The report sets out the pros and cons of the various options. It is clear that an advertising model or full-subscription model would not be financially sustainable or consistent with a mandate of universality. Some form of levy will likely be necessary. We are not the first country to face this transition of funding our public service broadcaster based on the TV set and moving towards some form of levy, and there is much to learn from Germany, Switzerland and Scandinavian countries. One of the biggest learnings, as the noble Lord, Lord Hall, highlighted, is that this takes time. If we are going to do this, we need to get started. Even to be in a position to make a decision for the next charter renewal period, we do not have much time left. Can my noble friend the Minister confirm what the timetable is that gets us to a decision point with ample opportunity for full public consultation and debate in time for the next charter renewal?

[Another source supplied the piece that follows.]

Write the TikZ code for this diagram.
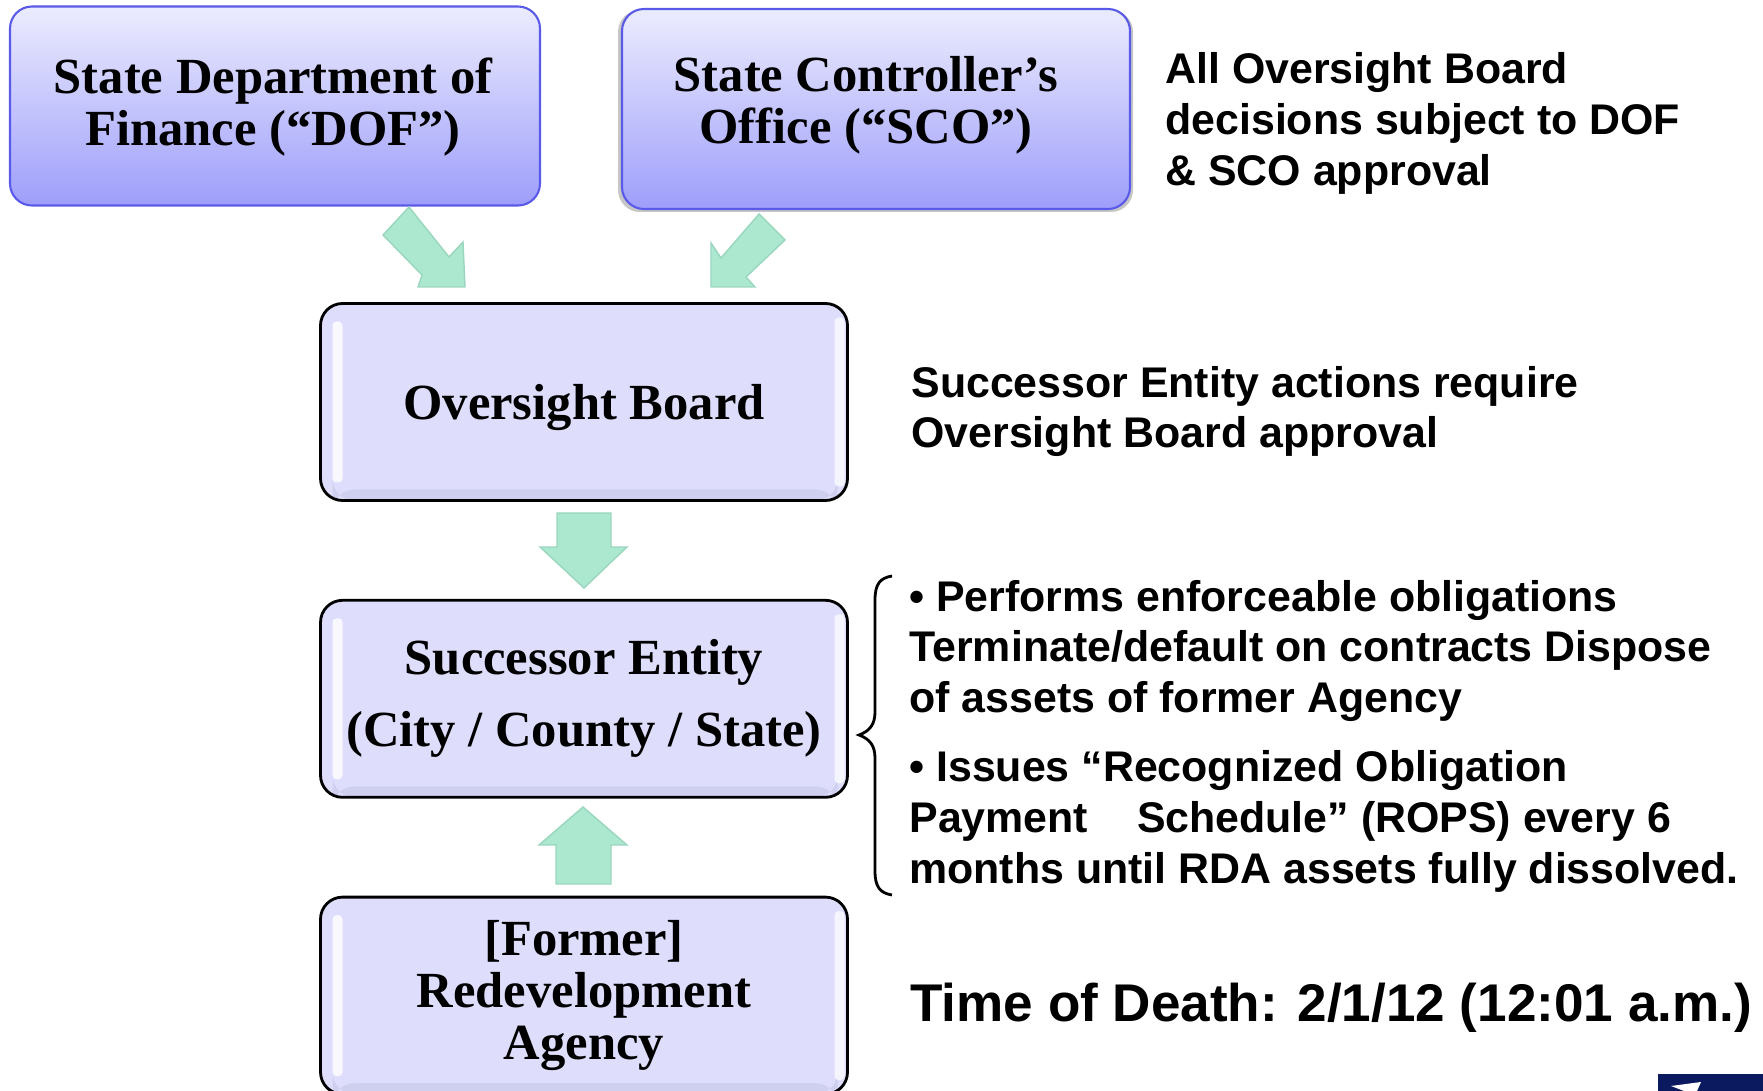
\documentclass[tikz,border=0pt]{standalone}
\usepackage{fontspec}
\setmainfont{Liberation Serif}
\setsansfont{Liberation Sans}
\usetikzlibrary{positioning}

\definecolor{boxfill}{HTML}{DEDEFC}
\definecolor{boxedge}{HTML}{CFCFF0}
\definecolor{topfill}{HTML}{ECECFE}
\definecolor{lowfill}{HTML}{9E9EFB}
\definecolor{topline}{HTML}{5A5AE8}
\definecolor{flowfill}{HTML}{ABE8CF}
\definecolor{flowline}{HTML}{9AD6BE}
\definecolor{logoblue}{HTML}{0B1A5E}

\begin{document}
\begin{tikzpicture}[
    x = 0.1mm, y = -0.1mm,
    node distance = 9.7mm and 6mm,
    boxtext/.style = {align=center, font=\bfseries\fontsize{14.4}{14.8}\selectfont},
    headbox/.style = {rectangle, rounded corners=2.2mm, draw=topline, semithick, top color=topfill, bottom color=lowfill},
    glossbox/.style = {rectangle, rounded corners=2.2mm, draw=black, thick, fill=boxfill, minimum width=52.7mm, minimum height=19.7mm, boxtext,
        path picture={
            \fill[boxedge] ([xshift=1.2mm]path picture bounding box.south west) rectangle ([xshift=-1mm,yshift=1.1mm]path picture bounding box.south east);
            \fill[white, opacity=.8, rounded corners=.4mm] ([xshift=1.2mm,yshift=-1.8mm]path picture bounding box.north west) rectangle ([xshift=2.2mm,yshift=1.8mm]path picture bounding box.south west);
            \fill[white, opacity=.7, rounded corners=.4mm] ([xshift=-1.3mm,yshift=-1.4mm]path picture bounding box.north east) rectangle ([xshift=-.3mm,yshift=1.4mm]path picture bounding box.south east);
        }},
    note/.style = {anchor=west, align=left, font=\sffamily\bfseries\fontsize{12.2}{14.5}\selectfont},
    flow/.style = {fill=flowfill, draw=flowline, thin},
]
    \useasboundingbox (0,0) rectangle (1763,1091);
    % Boites du haut
    \fill[gray!45, rounded corners=2.2mm] (618,10) rectangle (1133,212);
    \node[headbox, minimum width=53mm, minimum height=19.9mm] (dof) at (275,106) {};
    \node[headbox, minimum width=50.8mm, minimum height=20mm] (sco) at (876,109) {};
    \node[boxtext] (doftext) at (273,107.5) {State Department of\\ Finance (“DOF”)};
    \node[boxtext] (scotext) at (866,105.5) {State Controller’s\\ Office (“SCO”)};
    % Boites du milieu
    \node[glossbox, text depth=0pt] (board) at (584,402) {Oversight Board};
    \node[glossbox, below=of board] (entity) {Successor Entity\\[2mm] (City / County / State)};
    \node[glossbox, below=of entity] (agency) {[Former]\\ Redevelopment\\ Agency};
    % Fleches
    \draw[flow] (409,207) -- (383,235) -- (422,275) -- (418,287) -- (465,287) -- (463,242) -- (449,257) -- cycle;
    \draw[flow] (759,214) -- (785,240) -- (746,277) -- (755,287) -- (711,287) -- (711,243) -- (721,258) -- cycle;
    \draw[flow] (557,513) -- (611,513) -- (611,547) -- (627,547) -- (584,588) -- (540,547) -- (557,547) -- cycle;
    \draw[flow] (556,884) -- (611,884) -- (611,845) -- (627,845) -- (583,807) -- (539,845) -- (556,845) -- cycle;
    % Textes de droite
    \node[note] (review) at (1153,123.5) {All Oversight Board\\ decisions subject to DOF\\ \& SCO approval};
    \node[note] (approval) at (899,411.5) {Successor Entity actions require\\ Oversight Board approval};
    \node[note] (duties) at (897,651) {• Performs enforceable obligations\\ Terminate/default on contracts Dispose\\ of assets of former Agency};
    \node[note] (rops) at (897,821.5) {• Issues “Recognized Obligation\\ Payment\hspace{4.9mm}Schedule” (ROPS) every 6\\ months until RDA assets fully dissolved.};
    \node[note, font=\sffamily\bfseries\fontsize{15.1}{18}\selectfont] (death) at (898,1008) {Time of Death: 2/1/12 (12:01 a.m.)};
    % Accolade
    \coordinate (bracetop) at (892,576);
    \coordinate (bracetip) at (859,735);
    \coordinate (bracelow) at (892,895);
    \draw[thick] (bracetop) .. controls (880,578) and (875,584) .. (875,600) -- (875,712)
        .. controls (875,724) and (870,731) .. (bracetip)
        .. controls (870,739) and (875,746) .. (875,758) -- (875,871)
        .. controls (875,887) and (880,893) .. (bracelow);
    % Bout de logo
    \fill[logoblue] (1658,1074) rectangle (1763,1091);
    \fill[white] (1671,1086) -- (1701,1082) -- (1697,1091) -- (1684,1091) -- cycle;
\end{tikzpicture}
\end{document}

Secondly, I would like to address how the BBC delivers on its commitment to universality. I know that the BBC reaches 75% of 16 to 34 year-olds each week, but TikTok is ahead of it with 16 to 24 year-olds. We heard directly from young people in Salford and from people of all ages from other communities outside the elite metropolitan bubble we live in here that they do not feel that the BBC fully reflects them and their interests. Just as how we pay for the BBC must reflect modern society, of course the content really needs to too. I appreciate that this is not easy, and cannot mean that the BBC tries to literally be all things to all people. Choices need to be made, and made wisely. But I worry that the BBC leadership finds it hard to admit the scale of this challenge for fear of the debate really being existential. I think the opposite is true: the only thing that could present an existential threat to the BBC is a failure to acknowledge the need to improve and therefore not to listen hard enough to those communities’ needs. The BBC should be more open about the challenges it faces in delivering for all communities and work ever harder to address them.
Thirdly, we need the BBC to lead us in this overall work. It was encouraging, as my noble friend said, to see the recent speech made by the BBC director-general at the television conference and hear that he is aiming to make the BBC a digitally-led public service media company. But one speech does not deliver it, nor does one speech give us sufficient clarity on the BBC’s long term vision and plan to inform, educate and entertain us in the digital era. I know that the director-general is right that no organisation on the planet has delivered a successful digital transformation without investment, but no investment proposal should be approved without a compelling long-term vision and plan. We need the BBC to be brave and to set that out for us. That is hard to do if you think the real debate is about your existence—but it is not, and should not be. It is about how the BBC thrives and continues to play a central role in our society for the next 100 years.